● **Aim of the task**: Copy each line that contains the string "Emit".

Figure scripts
┌──

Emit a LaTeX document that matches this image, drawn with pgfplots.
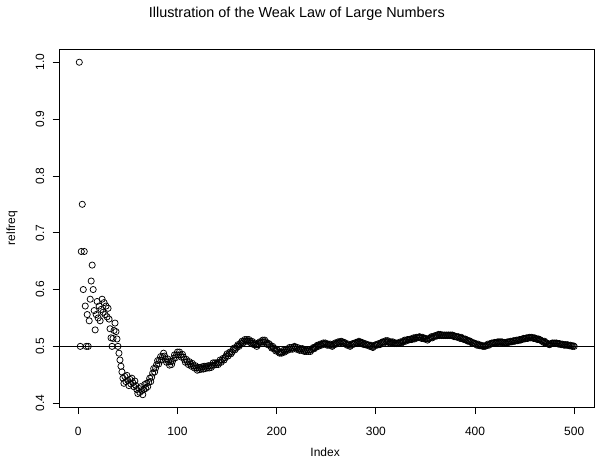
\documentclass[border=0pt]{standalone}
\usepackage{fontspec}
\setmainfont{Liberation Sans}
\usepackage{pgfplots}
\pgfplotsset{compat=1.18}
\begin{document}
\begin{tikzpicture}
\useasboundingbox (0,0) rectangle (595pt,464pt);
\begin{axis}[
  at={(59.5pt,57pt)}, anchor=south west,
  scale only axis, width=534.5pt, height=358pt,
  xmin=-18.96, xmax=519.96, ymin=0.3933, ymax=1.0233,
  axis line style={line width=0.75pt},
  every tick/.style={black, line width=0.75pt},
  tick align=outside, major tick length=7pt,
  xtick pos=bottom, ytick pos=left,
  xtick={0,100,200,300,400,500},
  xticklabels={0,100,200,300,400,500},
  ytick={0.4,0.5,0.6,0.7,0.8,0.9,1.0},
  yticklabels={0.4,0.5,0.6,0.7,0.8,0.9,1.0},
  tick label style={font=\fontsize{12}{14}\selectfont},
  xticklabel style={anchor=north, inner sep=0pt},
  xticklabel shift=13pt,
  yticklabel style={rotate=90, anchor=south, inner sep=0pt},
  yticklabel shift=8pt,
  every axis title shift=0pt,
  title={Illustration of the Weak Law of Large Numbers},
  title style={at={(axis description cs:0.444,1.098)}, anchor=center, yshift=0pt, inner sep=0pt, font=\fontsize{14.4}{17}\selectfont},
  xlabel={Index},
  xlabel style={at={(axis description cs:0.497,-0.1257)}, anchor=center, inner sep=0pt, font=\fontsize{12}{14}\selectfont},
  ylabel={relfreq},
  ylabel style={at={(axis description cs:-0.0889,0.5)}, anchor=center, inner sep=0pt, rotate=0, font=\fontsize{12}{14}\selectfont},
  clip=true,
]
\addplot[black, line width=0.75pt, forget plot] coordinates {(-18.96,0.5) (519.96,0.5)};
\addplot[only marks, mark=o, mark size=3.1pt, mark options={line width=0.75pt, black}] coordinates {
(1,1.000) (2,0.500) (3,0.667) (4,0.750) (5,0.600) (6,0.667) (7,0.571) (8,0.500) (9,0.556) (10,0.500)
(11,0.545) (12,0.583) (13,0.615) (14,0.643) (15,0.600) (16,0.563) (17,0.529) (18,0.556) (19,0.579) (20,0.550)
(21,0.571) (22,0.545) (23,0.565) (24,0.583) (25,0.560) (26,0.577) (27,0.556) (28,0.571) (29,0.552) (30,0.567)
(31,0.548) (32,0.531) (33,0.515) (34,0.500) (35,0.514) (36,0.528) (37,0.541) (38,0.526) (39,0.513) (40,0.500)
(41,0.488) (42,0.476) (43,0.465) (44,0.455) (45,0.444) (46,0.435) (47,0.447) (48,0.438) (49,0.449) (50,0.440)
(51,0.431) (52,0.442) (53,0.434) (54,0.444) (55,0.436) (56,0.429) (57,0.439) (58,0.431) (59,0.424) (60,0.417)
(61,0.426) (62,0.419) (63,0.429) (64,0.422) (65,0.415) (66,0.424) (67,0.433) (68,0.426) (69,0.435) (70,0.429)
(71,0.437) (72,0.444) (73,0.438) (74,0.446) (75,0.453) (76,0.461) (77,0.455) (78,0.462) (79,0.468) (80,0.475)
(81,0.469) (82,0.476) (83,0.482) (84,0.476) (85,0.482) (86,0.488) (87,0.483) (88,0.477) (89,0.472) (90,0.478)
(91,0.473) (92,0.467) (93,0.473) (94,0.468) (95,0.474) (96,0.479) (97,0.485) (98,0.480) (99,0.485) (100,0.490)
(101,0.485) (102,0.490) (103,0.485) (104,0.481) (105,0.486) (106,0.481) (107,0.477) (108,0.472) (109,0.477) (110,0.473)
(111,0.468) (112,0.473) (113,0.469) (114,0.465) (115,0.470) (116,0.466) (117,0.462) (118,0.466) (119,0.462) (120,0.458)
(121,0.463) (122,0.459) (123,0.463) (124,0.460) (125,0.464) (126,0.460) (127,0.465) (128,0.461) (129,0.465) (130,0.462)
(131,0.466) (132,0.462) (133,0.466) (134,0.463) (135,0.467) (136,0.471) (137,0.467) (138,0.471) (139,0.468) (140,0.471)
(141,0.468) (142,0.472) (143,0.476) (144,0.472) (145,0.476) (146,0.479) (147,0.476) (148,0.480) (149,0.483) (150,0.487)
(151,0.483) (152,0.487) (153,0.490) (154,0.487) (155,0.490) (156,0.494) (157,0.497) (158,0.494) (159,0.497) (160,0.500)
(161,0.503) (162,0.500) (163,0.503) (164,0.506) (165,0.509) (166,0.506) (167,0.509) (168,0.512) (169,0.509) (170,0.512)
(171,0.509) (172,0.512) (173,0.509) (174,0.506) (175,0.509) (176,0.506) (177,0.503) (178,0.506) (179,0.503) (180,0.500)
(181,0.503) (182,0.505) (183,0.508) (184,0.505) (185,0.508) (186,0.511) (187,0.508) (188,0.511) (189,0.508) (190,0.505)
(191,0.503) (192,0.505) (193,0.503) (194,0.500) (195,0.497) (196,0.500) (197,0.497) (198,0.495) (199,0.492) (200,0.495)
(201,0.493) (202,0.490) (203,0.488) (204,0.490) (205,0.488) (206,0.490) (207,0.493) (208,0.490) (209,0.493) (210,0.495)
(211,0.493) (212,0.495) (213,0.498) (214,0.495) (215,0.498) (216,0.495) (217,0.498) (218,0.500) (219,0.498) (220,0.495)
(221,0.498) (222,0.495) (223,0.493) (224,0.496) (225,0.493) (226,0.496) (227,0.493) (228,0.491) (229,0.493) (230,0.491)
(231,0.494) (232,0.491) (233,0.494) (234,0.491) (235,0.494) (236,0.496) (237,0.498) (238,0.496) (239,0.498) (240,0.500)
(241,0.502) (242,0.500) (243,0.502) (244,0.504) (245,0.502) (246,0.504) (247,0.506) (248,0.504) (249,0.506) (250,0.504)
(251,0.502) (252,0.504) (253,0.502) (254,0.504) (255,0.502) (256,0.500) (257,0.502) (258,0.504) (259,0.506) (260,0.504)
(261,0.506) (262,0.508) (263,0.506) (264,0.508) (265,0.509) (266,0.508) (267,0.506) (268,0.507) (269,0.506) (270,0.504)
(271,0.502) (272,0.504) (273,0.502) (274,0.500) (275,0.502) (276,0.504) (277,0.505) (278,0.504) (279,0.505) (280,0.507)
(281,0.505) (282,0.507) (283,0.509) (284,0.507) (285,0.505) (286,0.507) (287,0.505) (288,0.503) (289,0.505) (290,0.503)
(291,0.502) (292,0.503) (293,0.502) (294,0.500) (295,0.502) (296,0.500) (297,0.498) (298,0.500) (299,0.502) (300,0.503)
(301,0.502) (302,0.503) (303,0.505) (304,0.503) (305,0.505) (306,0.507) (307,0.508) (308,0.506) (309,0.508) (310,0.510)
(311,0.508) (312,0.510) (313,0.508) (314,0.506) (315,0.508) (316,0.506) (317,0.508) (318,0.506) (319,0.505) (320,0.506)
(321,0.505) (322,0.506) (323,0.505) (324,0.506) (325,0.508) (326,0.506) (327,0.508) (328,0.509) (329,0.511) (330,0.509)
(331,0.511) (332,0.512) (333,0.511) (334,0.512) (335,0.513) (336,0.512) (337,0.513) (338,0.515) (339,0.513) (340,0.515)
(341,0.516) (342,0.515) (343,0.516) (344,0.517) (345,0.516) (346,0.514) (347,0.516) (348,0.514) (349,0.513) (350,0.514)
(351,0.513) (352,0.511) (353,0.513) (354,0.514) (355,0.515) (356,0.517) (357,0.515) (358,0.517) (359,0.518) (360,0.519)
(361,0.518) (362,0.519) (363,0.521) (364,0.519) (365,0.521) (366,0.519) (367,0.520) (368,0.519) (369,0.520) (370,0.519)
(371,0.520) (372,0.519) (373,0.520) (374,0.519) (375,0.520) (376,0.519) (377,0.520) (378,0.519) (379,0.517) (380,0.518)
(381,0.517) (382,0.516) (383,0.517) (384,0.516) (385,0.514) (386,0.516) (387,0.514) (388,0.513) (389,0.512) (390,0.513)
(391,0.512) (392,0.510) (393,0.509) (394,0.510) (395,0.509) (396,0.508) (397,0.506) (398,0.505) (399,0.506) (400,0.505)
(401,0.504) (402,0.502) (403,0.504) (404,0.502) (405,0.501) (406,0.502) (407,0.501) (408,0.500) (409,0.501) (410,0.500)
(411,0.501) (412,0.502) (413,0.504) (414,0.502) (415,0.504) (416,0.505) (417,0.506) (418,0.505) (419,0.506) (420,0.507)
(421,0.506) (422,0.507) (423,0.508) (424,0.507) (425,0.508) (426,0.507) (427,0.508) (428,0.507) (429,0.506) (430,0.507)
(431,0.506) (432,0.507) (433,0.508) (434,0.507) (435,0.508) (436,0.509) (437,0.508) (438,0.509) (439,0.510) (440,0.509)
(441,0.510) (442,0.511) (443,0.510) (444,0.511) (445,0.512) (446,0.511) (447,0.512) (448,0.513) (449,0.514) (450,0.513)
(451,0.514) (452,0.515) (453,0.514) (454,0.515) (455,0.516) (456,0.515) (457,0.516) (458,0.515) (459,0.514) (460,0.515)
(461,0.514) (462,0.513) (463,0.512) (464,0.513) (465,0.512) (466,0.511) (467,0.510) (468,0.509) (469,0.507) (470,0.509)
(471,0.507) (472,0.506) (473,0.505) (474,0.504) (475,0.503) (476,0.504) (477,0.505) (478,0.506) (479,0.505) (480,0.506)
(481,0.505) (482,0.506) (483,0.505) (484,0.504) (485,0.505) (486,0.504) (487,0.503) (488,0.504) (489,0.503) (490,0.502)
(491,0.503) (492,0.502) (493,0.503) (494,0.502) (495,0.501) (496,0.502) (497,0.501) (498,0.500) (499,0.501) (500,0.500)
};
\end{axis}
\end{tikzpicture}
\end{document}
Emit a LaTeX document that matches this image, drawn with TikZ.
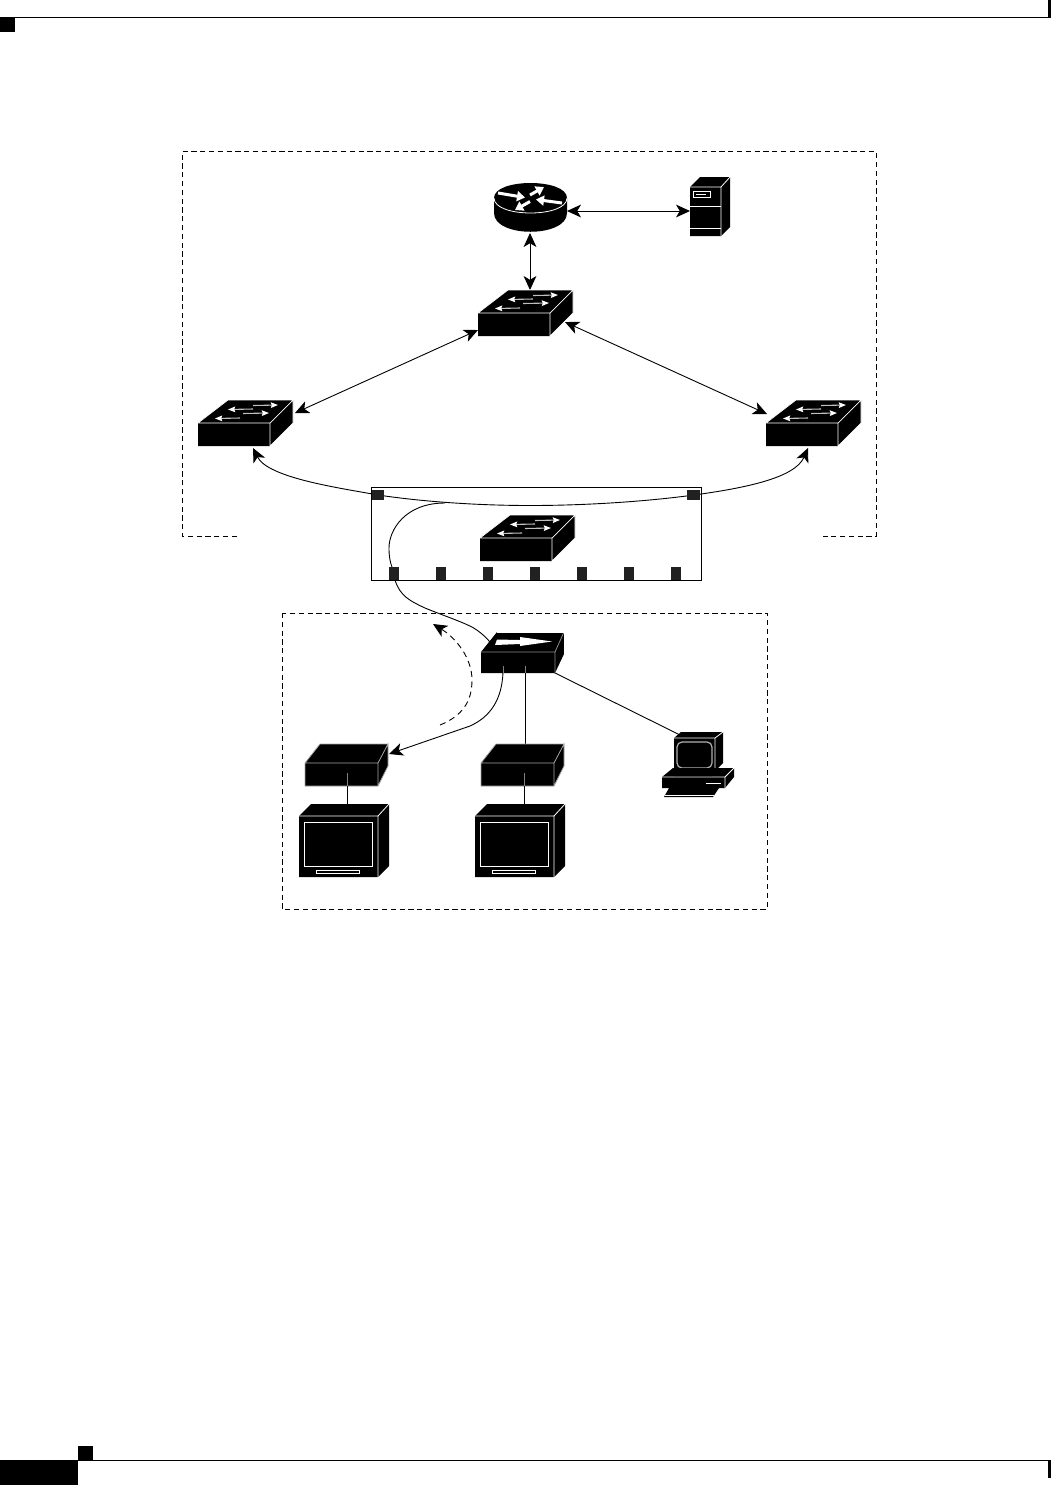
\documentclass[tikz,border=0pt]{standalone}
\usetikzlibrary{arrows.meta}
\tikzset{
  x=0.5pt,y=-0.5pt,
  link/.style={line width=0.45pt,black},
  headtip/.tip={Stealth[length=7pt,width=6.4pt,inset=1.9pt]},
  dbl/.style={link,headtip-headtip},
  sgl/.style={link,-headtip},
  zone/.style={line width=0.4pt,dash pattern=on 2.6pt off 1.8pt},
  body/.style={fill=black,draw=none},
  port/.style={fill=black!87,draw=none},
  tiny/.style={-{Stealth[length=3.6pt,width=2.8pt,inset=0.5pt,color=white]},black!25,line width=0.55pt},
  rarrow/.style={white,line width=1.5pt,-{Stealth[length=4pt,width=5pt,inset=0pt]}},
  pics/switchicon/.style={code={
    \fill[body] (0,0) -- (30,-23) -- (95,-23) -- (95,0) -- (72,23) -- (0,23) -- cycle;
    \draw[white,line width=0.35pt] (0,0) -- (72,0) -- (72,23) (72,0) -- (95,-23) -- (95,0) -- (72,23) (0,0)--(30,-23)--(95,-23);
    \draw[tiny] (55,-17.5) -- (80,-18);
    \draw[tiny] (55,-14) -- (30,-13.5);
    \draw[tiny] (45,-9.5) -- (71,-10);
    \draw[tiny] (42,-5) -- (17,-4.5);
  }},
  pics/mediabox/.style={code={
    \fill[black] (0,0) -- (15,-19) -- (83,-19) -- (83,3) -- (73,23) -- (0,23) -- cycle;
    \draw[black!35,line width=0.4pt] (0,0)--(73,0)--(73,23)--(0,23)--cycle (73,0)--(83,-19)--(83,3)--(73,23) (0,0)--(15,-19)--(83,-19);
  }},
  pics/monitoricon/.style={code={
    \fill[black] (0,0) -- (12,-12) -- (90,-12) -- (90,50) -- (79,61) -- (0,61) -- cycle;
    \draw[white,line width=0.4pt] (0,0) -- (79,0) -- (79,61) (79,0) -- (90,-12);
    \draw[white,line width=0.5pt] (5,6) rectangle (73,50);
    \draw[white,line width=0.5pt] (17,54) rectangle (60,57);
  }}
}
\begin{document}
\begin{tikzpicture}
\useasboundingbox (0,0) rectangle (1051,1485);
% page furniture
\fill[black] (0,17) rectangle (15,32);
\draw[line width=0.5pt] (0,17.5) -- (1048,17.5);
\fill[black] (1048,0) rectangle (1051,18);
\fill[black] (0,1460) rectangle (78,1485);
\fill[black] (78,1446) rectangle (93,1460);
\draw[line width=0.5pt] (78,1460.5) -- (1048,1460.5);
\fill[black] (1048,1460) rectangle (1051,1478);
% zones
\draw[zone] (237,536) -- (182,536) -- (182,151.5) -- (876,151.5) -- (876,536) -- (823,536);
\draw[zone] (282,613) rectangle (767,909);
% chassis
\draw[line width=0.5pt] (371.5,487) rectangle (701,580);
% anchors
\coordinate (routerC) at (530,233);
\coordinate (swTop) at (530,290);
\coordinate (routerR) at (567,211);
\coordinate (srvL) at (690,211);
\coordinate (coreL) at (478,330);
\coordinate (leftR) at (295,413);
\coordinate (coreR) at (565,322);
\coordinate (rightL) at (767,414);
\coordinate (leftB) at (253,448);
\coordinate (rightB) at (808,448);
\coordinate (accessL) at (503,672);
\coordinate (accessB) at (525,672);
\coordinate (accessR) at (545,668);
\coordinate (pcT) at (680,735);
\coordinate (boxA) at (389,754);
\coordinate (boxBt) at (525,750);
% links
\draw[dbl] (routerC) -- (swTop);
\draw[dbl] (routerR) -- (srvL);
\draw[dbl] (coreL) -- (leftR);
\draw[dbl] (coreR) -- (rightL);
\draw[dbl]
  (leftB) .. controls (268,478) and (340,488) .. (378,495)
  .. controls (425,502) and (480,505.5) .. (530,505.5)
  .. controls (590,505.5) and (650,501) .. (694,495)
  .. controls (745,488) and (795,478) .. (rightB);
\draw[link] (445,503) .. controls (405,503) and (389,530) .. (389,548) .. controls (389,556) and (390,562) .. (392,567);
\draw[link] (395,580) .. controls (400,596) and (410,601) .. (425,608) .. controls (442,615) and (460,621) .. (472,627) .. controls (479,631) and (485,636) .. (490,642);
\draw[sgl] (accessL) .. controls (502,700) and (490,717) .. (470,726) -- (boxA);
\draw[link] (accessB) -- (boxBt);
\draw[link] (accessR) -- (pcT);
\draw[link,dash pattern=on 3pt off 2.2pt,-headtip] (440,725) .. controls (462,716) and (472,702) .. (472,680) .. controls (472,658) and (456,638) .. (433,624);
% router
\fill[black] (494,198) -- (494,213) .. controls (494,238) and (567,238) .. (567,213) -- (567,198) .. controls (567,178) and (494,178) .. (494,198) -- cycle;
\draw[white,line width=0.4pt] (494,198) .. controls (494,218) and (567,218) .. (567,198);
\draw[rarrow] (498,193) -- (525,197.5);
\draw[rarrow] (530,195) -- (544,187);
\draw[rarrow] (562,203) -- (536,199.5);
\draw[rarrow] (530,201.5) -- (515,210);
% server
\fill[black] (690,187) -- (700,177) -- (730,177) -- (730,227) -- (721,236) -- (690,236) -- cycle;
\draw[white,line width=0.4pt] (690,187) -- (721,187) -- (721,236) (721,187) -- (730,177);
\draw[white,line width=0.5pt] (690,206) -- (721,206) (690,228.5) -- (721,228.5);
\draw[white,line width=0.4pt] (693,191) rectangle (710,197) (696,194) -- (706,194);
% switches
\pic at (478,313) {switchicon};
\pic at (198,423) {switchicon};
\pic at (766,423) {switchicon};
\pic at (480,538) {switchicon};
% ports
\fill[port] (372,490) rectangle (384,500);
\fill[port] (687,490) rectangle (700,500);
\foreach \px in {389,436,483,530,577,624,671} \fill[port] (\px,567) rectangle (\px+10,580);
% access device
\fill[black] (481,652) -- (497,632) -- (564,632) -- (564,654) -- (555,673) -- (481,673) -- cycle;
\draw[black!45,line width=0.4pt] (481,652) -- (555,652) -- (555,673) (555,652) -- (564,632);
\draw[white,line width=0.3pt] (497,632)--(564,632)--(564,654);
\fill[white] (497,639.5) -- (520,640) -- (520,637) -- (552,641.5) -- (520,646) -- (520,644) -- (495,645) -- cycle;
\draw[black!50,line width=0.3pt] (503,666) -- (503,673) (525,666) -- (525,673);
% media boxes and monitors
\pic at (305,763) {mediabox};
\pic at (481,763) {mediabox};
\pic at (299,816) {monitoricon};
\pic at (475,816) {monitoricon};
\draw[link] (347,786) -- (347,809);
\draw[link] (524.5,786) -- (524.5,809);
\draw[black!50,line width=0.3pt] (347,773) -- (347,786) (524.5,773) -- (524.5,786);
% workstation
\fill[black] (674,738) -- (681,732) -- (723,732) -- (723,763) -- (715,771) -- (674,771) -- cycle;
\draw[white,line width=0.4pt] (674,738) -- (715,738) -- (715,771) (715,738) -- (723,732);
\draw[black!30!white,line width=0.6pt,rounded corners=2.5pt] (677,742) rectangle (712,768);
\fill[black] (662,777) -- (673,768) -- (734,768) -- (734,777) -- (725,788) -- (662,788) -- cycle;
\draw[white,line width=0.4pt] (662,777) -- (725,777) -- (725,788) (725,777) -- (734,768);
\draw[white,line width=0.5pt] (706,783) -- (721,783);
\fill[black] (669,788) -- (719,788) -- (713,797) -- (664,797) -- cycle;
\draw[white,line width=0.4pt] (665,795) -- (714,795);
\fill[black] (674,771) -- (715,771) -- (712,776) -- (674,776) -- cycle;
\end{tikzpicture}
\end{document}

└──

● **Result for this task**:
Emit a LaTeX document that matches this image, drawn with pgfplots.
Emit a LaTeX document that matches this image, drawn with TikZ.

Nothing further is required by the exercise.